I spent some time on the leak detector recently. There are two fans, AC 230V, one for the diffusion pump, one for cooling the electronic box. Both started to make loud noise, so I had to replace them. I was surprised that the new fans are absolutely identical to these original 30 (or how many) years old ones! The same faston connectors, threaded holes for ground of the same diameter.. I would not believe something on that old machine could turn out to be so easy 😉

This machine has two vacuum pumps, one for making rough vacuum in inlet port, one for making vacuum in detection section (together with diffusion pump). When You want to test some tube for leaks, the detection section is started first – it has to pump itself down to 5×10-5 torr, the filament could be switched on only around 10-5 and 5×10-4. It would react with oxygen at higher pressure and would gradually burn off.
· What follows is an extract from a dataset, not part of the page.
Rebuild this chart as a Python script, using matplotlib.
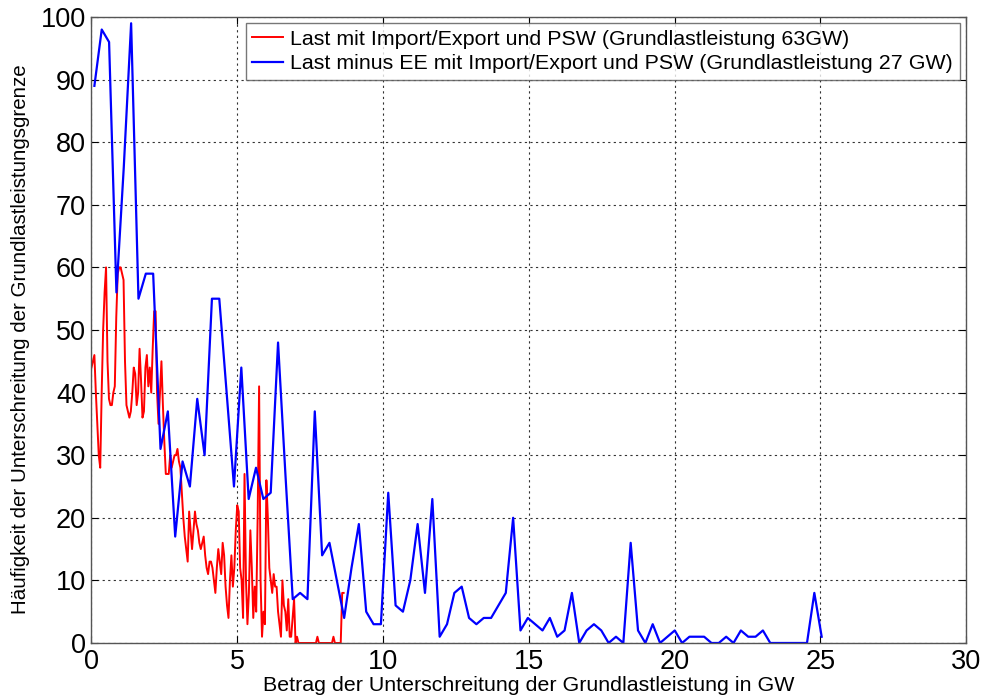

When the detection section is ready, the roughing pump is started, it pumps the inlet port with tested tube down to 10-2 torr. Than, with roughing pump still running, the manual valve between detection section and inlet port is slowly slightly opened until the pressure in detection section rises back to 5×10-5 torr, than the helium could be sprayed onto the tested tube to detect leaks. In this moment, the pressure in the inlet port is still on 10-2 torr despite the fact that it is connected to detection section where is much lower pressure – the manual valve is opened very slightly. All the process is automated and controlled by solenoid valves, one opens detection section, one allows the air go inside (to atmosphere pressure) and one opens the valve with roughing pump.

A little bit longer introduction 😉 But.. The machine in this form doesn’t allow me to pump the inlet port down to high vacuum because when the detection solenoid is opened also the roughing port is opened.. And I would like to use this machine to pump tubes down to high vacuum.. So I decided to add some level of user-control 😉 So I cut the wires going to solenoid valves and brought them to a little box with three switches (guitar 3way selector switch).